*Exercise brief*.
With all pictures omitted, return verbatim the lines from the beginning of the records below through the line containing "anchor=west] (buyer) at".

START Data for processing

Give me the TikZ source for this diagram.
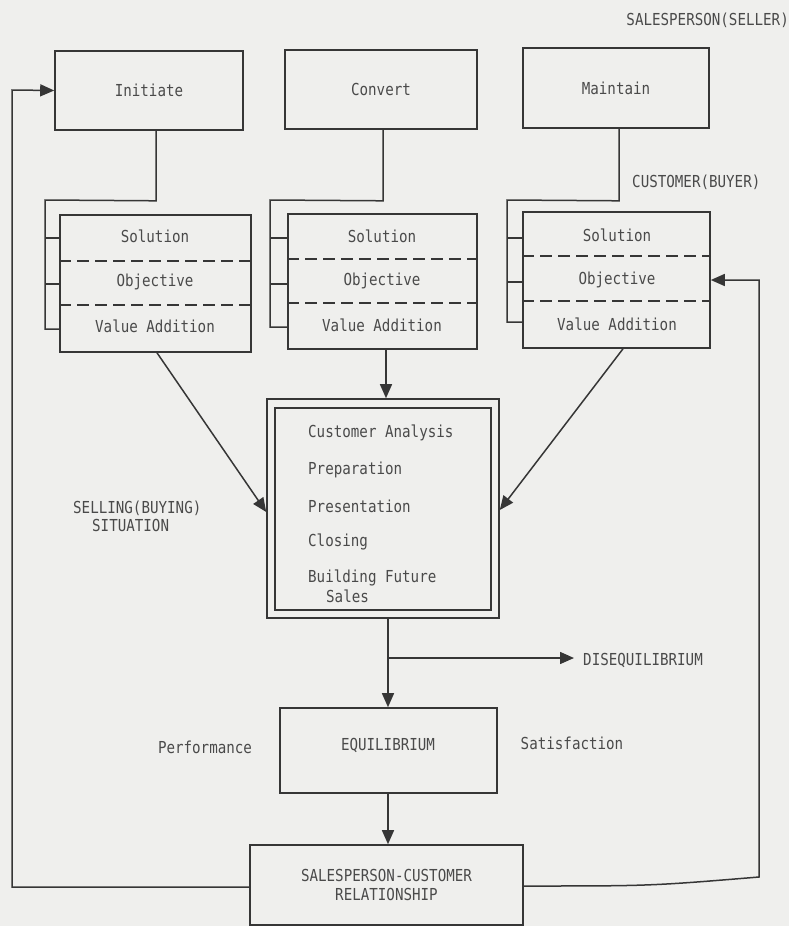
\documentclass[tikz,border=0pt]{standalone}
\usepackage{fontspec}
\newfontfamily\tw[FakeStretch=0.86]{DejaVu Sans Mono}
\usetikzlibrary{arrows.meta,calc}
\definecolor{ink}{HTML}{363636}
\definecolor{paper}{HTML}{EFEFED}
\begin{document}
\begin{tikzpicture}[x=1pt,y=-1pt,
  every node/.style={font=\tw\fontsize{16.5}{19}\selectfont, text=ink!90},
  box/.style={draw=ink, line width=1.6pt, inner sep=0pt},
  txt/.style={inner sep=0pt},
  line/.style={draw=ink, line width=1.5pt},
  arr/.style={line, -{Triangle[length=14pt,width=12pt]}},
  dashline/.style={draw=ink, line width=1.4pt, dash pattern=on 12pt off 6pt}]
\fill[paper] (0,0) rectangle (789,926);
\useasboundingbox (0,0) rectangle (789,926);

% top boxes
\node[box, minimum width=188pt, minimum height=79pt] (init) at (149,90.5) {Initiate};
\node[box, minimum width=192pt, minimum height=79pt] (conv) at (381,89.5) {Convert};
\node[box, minimum width=186pt, minimum height=80pt] (main) at (616,88) {Maintain};
\node[txt, anchor=east] (seller) at (789,20) {SALESPERSON(SELLER)};
\node[txt, anchor=west] (buyer) at (632,182) {CUSTOMER(BUYER)};

% layered boxes
\node[box, minimum width=191pt, minimum height=137pt] (L) at (155.5,283.5) {};
\node[box, minimum width=189pt, minimum height=135pt] (M) at (382.5,281.5) {};
\node[box, minimum width=187pt, minimum height=136pt] (R) at (616.5,280) {};
\draw[dashline] (L.west |- 0,261) -- (L.east |- 0,261);
\draw[dashline] (L.west |- 0,305) -- (L.east |- 0,305);
\draw[dashline] (M.west |- 0,259) -- (M.east |- 0,259);
\draw[dashline] (M.west |- 0,303) -- (M.east |- 0,303);
\draw[dashline] (R.west |- 0,256) -- (R.east |- 0,256);
\draw[dashline] (R.west |- 0,301) -- (R.east |- 0,301);
\node[txt] (ls) at (155,236) {Solution};
\node[txt] (lo) at (155,282) {Objective};
\node[txt] (lv) at (155,326) {Value Addition};
\node[txt] (ms) at (382,236) {Solution};
\node[txt] (mo) at (382,281) {Objective};
\node[txt] (mv) at (382,325) {Value Addition};
\node[txt] (rs) at (617,235) {Solution};
\node[txt] (ro) at (617,280) {Objective};
\node[txt] (rv) at (617,324) {Value Addition};

% brackets
\draw[line] ([xshift=7pt]init.south) -- ++(0,70) -- (45,200) -- (45,329) -- (L.west |- 0,329);
\draw[line] (45,238) -- (L.west |- 0,238);
\draw[line] (45,284) -- (L.west |- 0,284);
\draw[line] ([xshift=2pt]conv.south) -- ++(0,71) -- (270,200) -- (270,327) -- (M.west |- 0,327);
\draw[line] (270,238) -- (M.west |- 0,238);
\draw[line] (270,284) -- (M.west |- 0,284);
\draw[line] ([xshift=3pt]main.south) -- ++(0,72) -- (507,200) -- (507,322) -- (R.west |- 0,322);
\draw[line] (507,238) -- (R.west |- 0,238);
\draw[line] (507,282) -- (R.west |- 0,282);

% central double box
\node[box, minimum width=232pt, minimum height=219pt] (big) at (383,508.5) {};
\node[box, minimum width=216pt, minimum height=202pt] (bigin) at (383,509) {};
\node[txt, anchor=west] (t1) at (308,433) {Customer Analysis};
\node[txt, anchor=west] (t2) at (308,470) {Preparation};
\node[txt, anchor=west] (t3) at (308,506) {Presentation};
\node[txt, anchor=west] (t4) at (308,542) {Closing};
\node[txt, anchor=west] (t5) at (308,578) {Building Future};
\node[txt, anchor=west] (t6) at (326,596) {Sales};
\node[txt, anchor=west] (sit1) at (73,508) {SELLING(BUYING)};
\node[txt, anchor=west] (sit2) at (92,525) {SITUATION};

\draw[arr] ([xshift=3.5pt]M.south) -- ([xshift=3pt]big.north);
\draw[arr] ([xshift=1.5pt]L.south) -- ([yshift=-3.5pt]big.west);
\draw[arr] ([xshift=6.5pt]R.south) -- ([yshift=-1.5pt]big.east);

% equilibrium
\node[box, minimum width=217pt, minimum height=85pt] (eq) at (388.5,750.5) {};
\node[txt] (eqt) at (388,745) {EQUILIBRIUM};
\node[txt] (perf) at (205,747) {Performance};
\node[txt] (sat) at (572,743) {Satisfaction};
\coordinate (br) at (388,658);
\draw[arr] ([xshift=5pt]big.south) -- (br) -- (br |- eq.north);
\node[txt, anchor=west] (dis) at (583,660) {DISEQUILIBRIUM};
\draw[arr] (br) -- ([xshift=-9pt]br -| dis.west);

% relationship
\node[box, minimum width=273pt, minimum height=80pt, align=center, font=\tw\fontsize{16.5}{19.5}\selectfont] (sc) at (386.5,885) {SALESPERSON-CUSTOMER\\RELATIONSHIP};
\draw[arr] (eq.south -| br) -- (sc.north -| br);

% feedback loops
\draw[arr] ([yshift=-2pt]sc.west) -- (12,887) -- (12,90) -- (init.west);
\draw[arr] ([yshift=-1pt]sc.east) .. controls (650,886) .. (759,877) -- (759,280) -- (R.east);
\end{tikzpicture}
\end{document}
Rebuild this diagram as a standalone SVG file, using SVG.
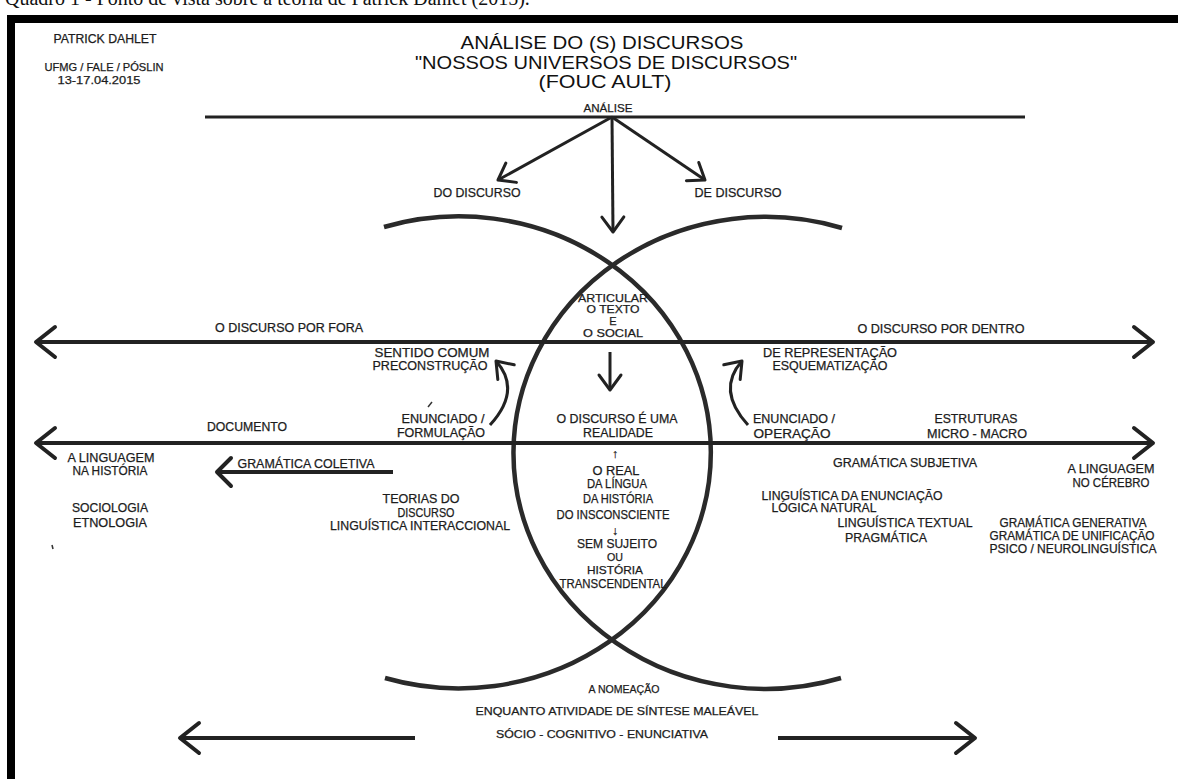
<svg xmlns="http://www.w3.org/2000/svg" width="1178" height="779" viewBox="0 0 1178 779">
<style>
  .t { font-family: "Liberation Sans", Arial, sans-serif; font-size: 12px; fill: #1c1c1c; stroke: #1c1c1c; stroke-width: 0.25; text-anchor: middle; }
  .s { font-size: 11px; }
  .title { font-family: "Liberation Sans", Arial, sans-serif; font-size: 19px; fill: #111; text-anchor: middle; }
  .cap { font-family: "Liberation Serif", "Times New Roman", serif; font-size: 20px; fill: #111; }
  .ln { stroke: #222; fill: none; stroke-width: 4; }
  .thin { stroke: #222; fill: none; stroke-width: 3; }
  .arc { stroke: #2a2a2a; fill: none; stroke-width: 4.5; }
  .mk { stroke: #222; fill: none; stroke-linecap: round; stroke-linejoin: round; }
</style>
<defs>
  <marker id="ah" markerUnits="userSpaceOnUse" viewBox="-22 -18 26 36" refX="0" refY="0" markerWidth="26" markerHeight="36" orient="auto-start-reverse" overflow="visible">
    <path class="mk" d="M-19,-15 L0,0 L-19,15" stroke-width="4"/>
  </marker>
  <marker id="ahm" markerUnits="userSpaceOnUse" viewBox="-18 -18 22 36" refX="0" refY="0" markerWidth="22" markerHeight="36" orient="auto-start-reverse" overflow="visible">
    <path class="mk" d="M-14,-14 L0,0 L-14,14" stroke-width="4"/>
  </marker>
  <marker id="ahs" markerUnits="userSpaceOnUse" viewBox="-18 -14 22 28" refX="0" refY="0" markerWidth="22" markerHeight="28" orient="auto" overflow="visible">
    <path class="mk" d="M-15,-11 L0,0 L-15,11" stroke-width="3"/>
  </marker>
</defs>
<rect x="0" y="0" width="1178" height="779" fill="#fff"/>
<text class="cap" x="5" y="5">Quadro 1 - Ponto de vista sobre a teoria de Patrick Dahlet (2015).</text>
<rect x="11" y="19" width="1200" height="800" fill="none" stroke="#000" stroke-width="8"/>

<g id="header">
  <text class="t" x="105" y="43" textLength="103" lengthAdjust="spacingAndGlyphs">PATRICK DAHLET</text>
  <text class="t s" x="104" y="71" textLength="119" lengthAdjust="spacingAndGlyphs">UFMG / FALE / PÓSLIN</text>
  <text class="t s" x="99" y="84" textLength="83" lengthAdjust="spacingAndGlyphs">13-17.04.2015</text>
</g>
<g id="title">
  <text class="title" x="602" y="49" textLength="283" lengthAdjust="spacingAndGlyphs">ANÁLISE DO (S) DISCURSOS</text>
  <text class="title" x="606" y="69" textLength="382" lengthAdjust="spacingAndGlyphs">"NOSSOS UNIVERSOS DE DISCURSOS"</text>
  <text class="title" x="605" y="88" textLength="133" lengthAdjust="spacingAndGlyphs">(FOUC AULT)</text>
</g>

<g id="connectors">
  <line class="thin" x1="205" y1="117" x2="1025" y2="117"/>
  <line class="thin" x1="612" y1="117" x2="498" y2="180" marker-end="url(#ahs)"/>
  <line class="thin" x1="612" y1="117" x2="613" y2="232" marker-end="url(#ahs)"/>
  <line class="thin" x1="612" y1="117" x2="705" y2="180" marker-end="url(#ahs)"/>
  <path class="arc" d="M 384 227 A 252 236 0 1 1 385 678"/>
  <path class="arc" d="M 842 228 A 252 236 0 1 0 841 678"/>
  <line class="ln" x1="36" y1="342" x2="1153" y2="342" marker-start="url(#ah)" marker-end="url(#ah)"/>
  <line class="ln" x1="36" y1="443" x2="1153" y2="443" marker-start="url(#ah)" marker-end="url(#ah)"/>
  <line class="thin" x1="610" y1="352" x2="610" y2="390" marker-end="url(#ahs)"/>
  <path class="thin" d="M 490 425 Q 522 390 496 361" marker-end="url(#ahs)"/>
  <path class="thin" d="M 748 425 Q 716 390 742 361" marker-end="url(#ahs)"/>
  <line class="ln" x1="393" y1="472" x2="217" y2="472" marker-end="url(#ahm)"/>
  <line class="ln" x1="415" y1="738" x2="180" y2="738" marker-end="url(#ah)"/>
  <line class="ln" x1="778" y1="738" x2="975" y2="738" marker-end="url(#ah)"/>
  <line stroke="#333" stroke-width="1.5" x1="428" y1="407" x2="432" y2="402"/>
  <line stroke="#333" stroke-width="1.5" x1="52" y1="545" x2="53" y2="549"/>
</g>

<g id="analise">
  <text class="t s" x="608" y="112" textLength="49" lengthAdjust="spacingAndGlyphs">ANÁLISE</text>
</g>
<g id="do-discurso"><text class="t" x="477" y="197" textLength="87" lengthAdjust="spacingAndGlyphs">DO DISCURSO</text></g>
<g id="de-discurso"><text class="t" x="738" y="197" textLength="87" lengthAdjust="spacingAndGlyphs">DE DISCURSO</text></g>

<g id="articular">
  <text class="t s" x="613" y="302" textLength="70" lengthAdjust="spacingAndGlyphs">ARTICULAR</text>
  <text class="t s" x="613" y="313" textLength="53" lengthAdjust="spacingAndGlyphs">O TEXTO</text>
  <text class="t s" x="613" y="325">E</text>
  <text class="t s" x="613" y="337" textLength="60" lengthAdjust="spacingAndGlyphs">O SOCIAL</text>
</g>

<g id="por-fora"><text class="t" x="289" y="332" textLength="148" lengthAdjust="spacingAndGlyphs">O DISCURSO POR FORA</text></g>
<g id="por-dentro"><text class="t" x="941" y="333" textLength="167" lengthAdjust="spacingAndGlyphs">O DISCURSO POR DENTRO</text></g>

<g id="sentido-comum">
  <text class="t" x="432" y="357" textLength="115" lengthAdjust="spacingAndGlyphs">SENTIDO COMUM</text>
  <text class="t" x="430" y="370" textLength="115" lengthAdjust="spacingAndGlyphs">PRECONSTRUÇÃO</text>
</g>
<g id="representacao">
  <text class="t" x="830" y="357" textLength="134" lengthAdjust="spacingAndGlyphs">DE REPRESENTAÇÃO</text>
  <text class="t" x="830" y="370" textLength="115" lengthAdjust="spacingAndGlyphs">ESQUEMATIZAÇÃO</text>
</g>

<g id="formulacao">
  <text class="t" x="443" y="423" textLength="83" lengthAdjust="spacingAndGlyphs">ENUNCIADO /</text>
  <text class="t" x="441" y="437" textLength="88" lengthAdjust="spacingAndGlyphs">FORMULAÇÃO</text>
</g>
<g id="realidade">
  <text class="t" x="617" y="423" textLength="121" lengthAdjust="spacingAndGlyphs">O DISCURSO É UMA</text>
  <text class="t" x="618" y="437" textLength="70" lengthAdjust="spacingAndGlyphs">REALIDADE</text>
</g>
<g id="operacao">
  <text class="t" x="794" y="423" textLength="82" lengthAdjust="spacingAndGlyphs">ENUNCIADO /</text>
  <text class="t" x="792" y="438" textLength="77" lengthAdjust="spacingAndGlyphs">OPERAÇÃO</text>
</g>
<g id="documento"><text class="t" x="247" y="431" textLength="80" lengthAdjust="spacingAndGlyphs">DOCUMENTO</text></g>
<g id="estruturas">
  <text class="t" x="976" y="423" textLength="83" lengthAdjust="spacingAndGlyphs">ESTRUTURAS</text>
  <text class="t" x="977" y="438" textLength="100" lengthAdjust="spacingAndGlyphs">MICRO - MACRO</text>
</g>

<g id="linguagem-historia">
  <text class="t" x="111" y="462" textLength="87" lengthAdjust="spacingAndGlyphs">A LINGUAGEM</text>
  <text class="t" x="110" y="475" textLength="75" lengthAdjust="spacingAndGlyphs">NA HISTÓRIA</text>
  <text class="t" x="110" y="512" textLength="76" lengthAdjust="spacingAndGlyphs">SOCIOLOGIA</text>
  <text class="t" x="110" y="527" textLength="74" lengthAdjust="spacingAndGlyphs">ETNOLOGIA</text>
</g>
<g id="gramatica-coletiva"><text class="t" x="306" y="468" textLength="137" lengthAdjust="spacingAndGlyphs">GRAMÁTICA COLETIVA</text></g>
<g id="teorias">
  <text class="t" x="421" y="503" textLength="77" lengthAdjust="spacingAndGlyphs">TEORIAS DO</text>
  <text class="t" x="426" y="517" textLength="57" lengthAdjust="spacingAndGlyphs">DISCURSO</text>
  <text class="t" x="420" y="530" textLength="180" lengthAdjust="spacingAndGlyphs">LINGUÍSTICA INTERACCIONAL</text>
</g>

<g id="o-real">
  <text class="t" x="615" y="458" font-family="DejaVu Sans, sans-serif" font-size="11">↑</text>
  <text class="t" x="616" y="475" textLength="47" lengthAdjust="spacingAndGlyphs">O REAL</text>
  <text class="t" x="617" y="488" textLength="60" lengthAdjust="spacingAndGlyphs">DA LÍNGUA</text>
  <text class="t" x="618" y="503" textLength="70" lengthAdjust="spacingAndGlyphs">DA HISTÓRIA</text>
  <text class="t" x="613" y="519" textLength="113" lengthAdjust="spacingAndGlyphs">DO INSCONSCIENTE</text>
  <text class="t" x="615" y="535" font-family="DejaVu Sans, sans-serif" font-size="11">↓</text>
  <text class="t" x="617" y="548" textLength="80" lengthAdjust="spacingAndGlyphs">SEM SUJEITO</text>
  <text class="t s" x="615" y="561" textLength="16" lengthAdjust="spacingAndGlyphs">OU</text>
  <text class="t s" x="615" y="574" textLength="56" lengthAdjust="spacingAndGlyphs">HISTÓRIA</text>
  <text class="t" x="613" y="588" textLength="107" lengthAdjust="spacingAndGlyphs">TRANSCENDENTAL</text>
</g>

<g id="gramatica-subjetiva"><text class="t" x="905" y="467" textLength="144" lengthAdjust="spacingAndGlyphs">GRAMÁTICA SUBJETIVA</text></g>
<g id="linguagem-cerebro">
  <text class="t" x="1111" y="473" textLength="87" lengthAdjust="spacingAndGlyphs">A LINGUAGEM</text>
  <text class="t" x="1111" y="487" textLength="77" lengthAdjust="spacingAndGlyphs">NO CÉREBRO</text>
</g>
<g id="enunciacao">
  <text class="t" x="852" y="500" textLength="181" lengthAdjust="spacingAndGlyphs">LINGUÍSTICA DA ENUNCIAÇÃO</text>
  <text class="t" x="824" y="512" textLength="105" lengthAdjust="spacingAndGlyphs">LÓGICA NATURAL</text>
  <text class="t" x="905" y="527" textLength="135" lengthAdjust="spacingAndGlyphs">LINGUÍSTICA TEXTUAL</text>
  <text class="t" x="886" y="542" textLength="82" lengthAdjust="spacingAndGlyphs">PRAGMÁTICA</text>
</g>
<g id="generativa">
  <text class="t" x="1073" y="527" textLength="147" lengthAdjust="spacingAndGlyphs">GRAMÁTICA GENERATIVA</text>
  <text class="t" x="1072" y="540" textLength="165" lengthAdjust="spacingAndGlyphs">GRAMÁTICA DE UNIFICAÇÃO</text>
  <text class="t" x="1073" y="553" textLength="167" lengthAdjust="spacingAndGlyphs">PSICO / NEUROLINGUÍSTICA</text>
</g>

<g id="nomeacao">
  <text class="t s" x="624" y="693" textLength="71" lengthAdjust="spacingAndGlyphs">A NOMEAÇÃO</text>
  <text class="t s" x="617" y="715" textLength="283" lengthAdjust="spacingAndGlyphs">ENQUANTO ATIVIDADE DE SÍNTESE MALEÁVEL</text>
  <text class="t s" x="602" y="738" textLength="212" lengthAdjust="spacingAndGlyphs">SÓCIO - COGNITIVO - ENUNCIATIVA</text>
</g>
</svg>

END Data for processing

*Task solution*.
Give me the TikZ source for this diagram.
\documentclass[tikz,border=0pt]{standalone}
\usepackage{fontspec}
\newfontfamily\tw[FakeStretch=0.86]{DejaVu Sans Mono}
\usetikzlibrary{arrows.meta,calc}
\definecolor{ink}{HTML}{363636}
\definecolor{paper}{HTML}{EFEFED}
\begin{document}
\begin{tikzpicture}[x=1pt,y=-1pt,
  every node/.style={font=\tw\fontsize{16.5}{19}\selectfont, text=ink!90},
  box/.style={draw=ink, line width=1.6pt, inner sep=0pt},
  txt/.style={inner sep=0pt},
  line/.style={draw=ink, line width=1.5pt},
  arr/.style={line, -{Triangle[length=14pt,width=12pt]}},
  dashline/.style={draw=ink, line width=1.4pt, dash pattern=on 12pt off 6pt}]
\fill[paper] (0,0) rectangle (789,926);
\useasboundingbox (0,0) rectangle (789,926);

% top boxes
\node[box, minimum width=188pt, minimum height=79pt] (init) at (149,90.5) {Initiate};
\node[box, minimum width=192pt, minimum height=79pt] (conv) at (381,89.5) {Convert};
\node[box, minimum width=186pt, minimum height=80pt] (main) at (616,88) {Maintain};
\node[txt, anchor=east] (seller) at (789,20) {SALESPERSON(SELLER)};
\node[txt, anchor=west] (buyer) at (632,182) {CUSTOMER(BUYER)};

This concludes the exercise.